• [TASK]: In the records below, begin at the line containing "Give me the matplotlib source for this chart." and end at the line containing "plt.rcParams['font.family'] = ['Liberation"; quote every line in that span exactly, including both boundary lines, and no others.

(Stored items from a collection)
..........
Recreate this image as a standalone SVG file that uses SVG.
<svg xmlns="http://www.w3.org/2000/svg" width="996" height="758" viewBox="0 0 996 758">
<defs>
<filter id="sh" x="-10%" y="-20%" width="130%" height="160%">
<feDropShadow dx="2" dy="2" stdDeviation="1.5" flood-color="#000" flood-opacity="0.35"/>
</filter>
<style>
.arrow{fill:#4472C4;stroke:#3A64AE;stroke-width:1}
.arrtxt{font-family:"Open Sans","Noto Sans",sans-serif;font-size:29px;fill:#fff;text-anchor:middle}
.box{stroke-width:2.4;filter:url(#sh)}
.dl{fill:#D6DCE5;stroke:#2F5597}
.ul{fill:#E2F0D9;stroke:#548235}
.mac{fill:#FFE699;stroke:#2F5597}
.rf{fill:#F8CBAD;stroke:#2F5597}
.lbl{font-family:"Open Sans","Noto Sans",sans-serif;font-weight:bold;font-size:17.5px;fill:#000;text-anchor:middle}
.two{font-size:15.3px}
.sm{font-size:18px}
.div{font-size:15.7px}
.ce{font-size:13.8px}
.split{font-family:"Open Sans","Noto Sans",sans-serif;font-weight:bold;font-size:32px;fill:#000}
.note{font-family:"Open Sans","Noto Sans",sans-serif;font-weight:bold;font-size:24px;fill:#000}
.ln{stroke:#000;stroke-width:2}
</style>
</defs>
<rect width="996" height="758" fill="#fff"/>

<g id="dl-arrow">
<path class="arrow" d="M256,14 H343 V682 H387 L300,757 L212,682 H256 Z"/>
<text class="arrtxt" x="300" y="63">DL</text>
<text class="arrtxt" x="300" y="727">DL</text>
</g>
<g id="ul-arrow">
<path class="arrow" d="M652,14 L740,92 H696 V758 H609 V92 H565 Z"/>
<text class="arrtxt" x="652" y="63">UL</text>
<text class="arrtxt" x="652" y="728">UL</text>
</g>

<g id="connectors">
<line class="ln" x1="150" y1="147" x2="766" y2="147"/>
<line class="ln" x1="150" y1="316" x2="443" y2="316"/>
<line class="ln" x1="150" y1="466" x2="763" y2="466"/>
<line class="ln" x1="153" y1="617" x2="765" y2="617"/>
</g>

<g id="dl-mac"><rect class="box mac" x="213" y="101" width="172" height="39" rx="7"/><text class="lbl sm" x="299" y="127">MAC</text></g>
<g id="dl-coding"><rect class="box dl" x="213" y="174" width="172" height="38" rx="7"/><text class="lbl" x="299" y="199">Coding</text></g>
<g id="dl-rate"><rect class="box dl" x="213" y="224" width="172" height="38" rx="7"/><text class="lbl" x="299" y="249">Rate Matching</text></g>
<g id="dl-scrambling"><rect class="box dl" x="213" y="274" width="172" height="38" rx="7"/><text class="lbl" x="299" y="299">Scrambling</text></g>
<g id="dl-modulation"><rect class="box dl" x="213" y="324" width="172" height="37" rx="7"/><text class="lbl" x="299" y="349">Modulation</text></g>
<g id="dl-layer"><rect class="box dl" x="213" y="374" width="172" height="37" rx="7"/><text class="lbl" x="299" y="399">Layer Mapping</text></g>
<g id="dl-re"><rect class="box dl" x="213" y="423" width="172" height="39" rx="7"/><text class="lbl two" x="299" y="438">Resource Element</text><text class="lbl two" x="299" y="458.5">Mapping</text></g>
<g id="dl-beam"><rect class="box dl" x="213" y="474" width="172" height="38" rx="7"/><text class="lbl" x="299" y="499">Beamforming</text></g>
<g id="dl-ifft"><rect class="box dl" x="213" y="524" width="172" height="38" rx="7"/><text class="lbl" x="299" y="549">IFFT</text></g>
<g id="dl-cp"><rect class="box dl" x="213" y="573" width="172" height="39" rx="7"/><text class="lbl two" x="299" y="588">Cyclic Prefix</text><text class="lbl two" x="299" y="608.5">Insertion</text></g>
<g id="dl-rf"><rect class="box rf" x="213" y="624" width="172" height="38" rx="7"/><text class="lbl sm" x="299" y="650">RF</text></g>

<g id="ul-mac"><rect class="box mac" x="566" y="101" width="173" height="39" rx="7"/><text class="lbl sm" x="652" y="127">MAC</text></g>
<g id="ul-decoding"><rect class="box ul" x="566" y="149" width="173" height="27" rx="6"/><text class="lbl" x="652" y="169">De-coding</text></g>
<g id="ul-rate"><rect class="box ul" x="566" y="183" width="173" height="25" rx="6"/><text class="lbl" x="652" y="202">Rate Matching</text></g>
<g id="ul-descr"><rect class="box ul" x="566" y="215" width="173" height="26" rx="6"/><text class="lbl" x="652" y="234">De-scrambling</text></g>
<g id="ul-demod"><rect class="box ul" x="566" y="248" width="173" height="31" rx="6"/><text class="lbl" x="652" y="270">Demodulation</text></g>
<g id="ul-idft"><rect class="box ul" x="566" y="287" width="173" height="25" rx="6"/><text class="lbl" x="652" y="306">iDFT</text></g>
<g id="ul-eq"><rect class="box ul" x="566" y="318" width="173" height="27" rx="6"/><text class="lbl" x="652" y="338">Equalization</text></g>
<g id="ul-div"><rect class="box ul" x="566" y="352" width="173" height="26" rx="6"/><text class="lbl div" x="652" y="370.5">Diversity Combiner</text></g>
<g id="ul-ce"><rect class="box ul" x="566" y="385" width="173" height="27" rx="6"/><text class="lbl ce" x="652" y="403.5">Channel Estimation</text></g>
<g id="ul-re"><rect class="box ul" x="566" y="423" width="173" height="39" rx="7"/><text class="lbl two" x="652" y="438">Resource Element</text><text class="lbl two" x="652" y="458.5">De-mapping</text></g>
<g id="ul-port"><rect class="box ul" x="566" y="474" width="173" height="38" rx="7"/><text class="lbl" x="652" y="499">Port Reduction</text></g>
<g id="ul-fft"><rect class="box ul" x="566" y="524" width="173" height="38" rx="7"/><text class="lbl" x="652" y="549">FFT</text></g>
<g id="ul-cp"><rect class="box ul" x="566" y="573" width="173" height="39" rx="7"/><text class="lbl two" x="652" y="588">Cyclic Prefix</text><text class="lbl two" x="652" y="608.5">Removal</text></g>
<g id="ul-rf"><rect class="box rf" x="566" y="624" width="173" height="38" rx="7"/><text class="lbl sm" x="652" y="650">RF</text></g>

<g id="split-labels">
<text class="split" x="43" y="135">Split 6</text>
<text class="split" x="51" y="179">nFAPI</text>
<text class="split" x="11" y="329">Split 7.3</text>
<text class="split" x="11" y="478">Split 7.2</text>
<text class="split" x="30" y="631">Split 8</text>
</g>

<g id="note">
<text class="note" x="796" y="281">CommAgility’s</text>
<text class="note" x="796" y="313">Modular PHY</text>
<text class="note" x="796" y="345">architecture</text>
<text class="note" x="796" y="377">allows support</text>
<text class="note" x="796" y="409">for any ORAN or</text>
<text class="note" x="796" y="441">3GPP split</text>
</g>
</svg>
..........
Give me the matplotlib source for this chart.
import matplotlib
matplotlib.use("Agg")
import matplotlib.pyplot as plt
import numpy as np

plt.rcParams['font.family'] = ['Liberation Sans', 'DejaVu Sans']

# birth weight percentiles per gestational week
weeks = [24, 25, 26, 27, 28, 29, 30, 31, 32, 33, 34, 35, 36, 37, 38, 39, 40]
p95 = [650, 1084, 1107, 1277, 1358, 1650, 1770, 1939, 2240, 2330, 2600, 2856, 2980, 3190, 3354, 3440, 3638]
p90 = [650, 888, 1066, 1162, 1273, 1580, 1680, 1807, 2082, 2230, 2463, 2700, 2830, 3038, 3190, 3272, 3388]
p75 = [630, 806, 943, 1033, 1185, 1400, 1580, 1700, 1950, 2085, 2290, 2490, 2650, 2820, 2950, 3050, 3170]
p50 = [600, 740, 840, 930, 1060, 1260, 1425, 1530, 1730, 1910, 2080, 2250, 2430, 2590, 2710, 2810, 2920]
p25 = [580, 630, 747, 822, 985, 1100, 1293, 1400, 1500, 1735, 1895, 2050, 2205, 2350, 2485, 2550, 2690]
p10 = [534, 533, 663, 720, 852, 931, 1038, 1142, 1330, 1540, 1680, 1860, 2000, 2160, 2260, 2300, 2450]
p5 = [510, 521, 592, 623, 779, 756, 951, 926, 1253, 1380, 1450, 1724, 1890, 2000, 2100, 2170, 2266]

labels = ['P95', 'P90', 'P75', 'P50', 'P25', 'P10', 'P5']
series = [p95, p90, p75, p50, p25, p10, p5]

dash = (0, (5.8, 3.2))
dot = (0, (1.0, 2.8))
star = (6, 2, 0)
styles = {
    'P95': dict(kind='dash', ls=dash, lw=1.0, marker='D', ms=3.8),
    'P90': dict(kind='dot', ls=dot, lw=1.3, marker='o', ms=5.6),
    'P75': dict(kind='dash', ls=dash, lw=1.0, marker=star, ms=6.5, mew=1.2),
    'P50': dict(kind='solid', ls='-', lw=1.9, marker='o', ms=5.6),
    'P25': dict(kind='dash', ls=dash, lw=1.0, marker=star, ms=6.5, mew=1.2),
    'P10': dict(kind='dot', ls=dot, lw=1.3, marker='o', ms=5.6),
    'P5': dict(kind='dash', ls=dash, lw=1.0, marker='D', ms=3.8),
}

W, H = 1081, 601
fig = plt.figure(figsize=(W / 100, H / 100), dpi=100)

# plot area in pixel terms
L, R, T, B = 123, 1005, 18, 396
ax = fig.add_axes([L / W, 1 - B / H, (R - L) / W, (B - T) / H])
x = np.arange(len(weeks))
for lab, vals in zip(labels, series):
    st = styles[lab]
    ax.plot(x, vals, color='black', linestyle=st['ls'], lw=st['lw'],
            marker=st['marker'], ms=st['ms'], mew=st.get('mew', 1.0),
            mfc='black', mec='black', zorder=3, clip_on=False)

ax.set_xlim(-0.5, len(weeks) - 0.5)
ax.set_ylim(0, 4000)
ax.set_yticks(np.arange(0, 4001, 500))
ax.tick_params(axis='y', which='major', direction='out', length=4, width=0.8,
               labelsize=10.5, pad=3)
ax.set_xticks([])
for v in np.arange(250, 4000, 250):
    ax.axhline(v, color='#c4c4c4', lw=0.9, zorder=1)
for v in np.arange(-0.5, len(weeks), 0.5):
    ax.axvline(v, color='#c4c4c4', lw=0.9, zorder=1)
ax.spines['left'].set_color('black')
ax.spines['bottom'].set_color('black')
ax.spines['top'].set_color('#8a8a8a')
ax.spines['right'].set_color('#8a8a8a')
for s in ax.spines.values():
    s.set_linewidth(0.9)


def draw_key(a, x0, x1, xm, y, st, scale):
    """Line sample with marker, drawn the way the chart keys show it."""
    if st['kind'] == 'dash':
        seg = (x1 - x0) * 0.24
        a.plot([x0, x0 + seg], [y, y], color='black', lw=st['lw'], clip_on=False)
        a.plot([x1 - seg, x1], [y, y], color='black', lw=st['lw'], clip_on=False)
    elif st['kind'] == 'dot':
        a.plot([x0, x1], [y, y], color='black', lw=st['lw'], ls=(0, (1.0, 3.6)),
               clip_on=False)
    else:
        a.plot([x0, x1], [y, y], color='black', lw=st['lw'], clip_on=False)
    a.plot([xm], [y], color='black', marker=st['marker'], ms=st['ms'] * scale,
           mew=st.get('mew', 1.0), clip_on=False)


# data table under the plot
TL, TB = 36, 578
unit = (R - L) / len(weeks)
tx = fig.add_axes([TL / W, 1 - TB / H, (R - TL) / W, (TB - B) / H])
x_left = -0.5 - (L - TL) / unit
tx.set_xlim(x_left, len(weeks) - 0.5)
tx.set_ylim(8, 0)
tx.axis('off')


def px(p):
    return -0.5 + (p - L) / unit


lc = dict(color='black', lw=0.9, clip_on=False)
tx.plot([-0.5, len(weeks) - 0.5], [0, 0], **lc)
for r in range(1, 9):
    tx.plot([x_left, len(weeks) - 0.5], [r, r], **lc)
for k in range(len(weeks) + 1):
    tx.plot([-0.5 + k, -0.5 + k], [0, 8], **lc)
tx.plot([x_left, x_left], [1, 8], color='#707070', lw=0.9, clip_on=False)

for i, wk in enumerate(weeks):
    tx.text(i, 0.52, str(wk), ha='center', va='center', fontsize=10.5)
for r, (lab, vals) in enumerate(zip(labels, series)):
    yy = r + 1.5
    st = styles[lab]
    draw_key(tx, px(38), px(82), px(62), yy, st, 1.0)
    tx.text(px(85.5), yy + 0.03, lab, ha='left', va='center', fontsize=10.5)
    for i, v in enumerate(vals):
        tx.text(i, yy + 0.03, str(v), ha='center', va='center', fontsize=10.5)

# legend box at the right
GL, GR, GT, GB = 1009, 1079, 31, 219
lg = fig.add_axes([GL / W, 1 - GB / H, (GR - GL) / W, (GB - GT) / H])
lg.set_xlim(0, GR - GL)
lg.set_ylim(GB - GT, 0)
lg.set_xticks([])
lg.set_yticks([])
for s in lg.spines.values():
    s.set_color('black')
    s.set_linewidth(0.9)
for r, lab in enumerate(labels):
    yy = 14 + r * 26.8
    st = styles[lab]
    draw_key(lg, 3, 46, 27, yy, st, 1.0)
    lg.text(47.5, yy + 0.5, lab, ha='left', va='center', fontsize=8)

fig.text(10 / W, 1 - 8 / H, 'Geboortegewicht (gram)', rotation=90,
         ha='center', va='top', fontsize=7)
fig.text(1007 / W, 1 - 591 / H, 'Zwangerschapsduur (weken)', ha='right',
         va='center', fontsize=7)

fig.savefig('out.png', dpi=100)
..........
• [OUTPUT]:
Give me the matplotlib source for this chart.
import matplotlib
matplotlib.use("Agg")
import matplotlib.pyplot as plt
import numpy as np

plt.rcParams['font.family'] = ['Liberation Sans', 'DejaVu Sans']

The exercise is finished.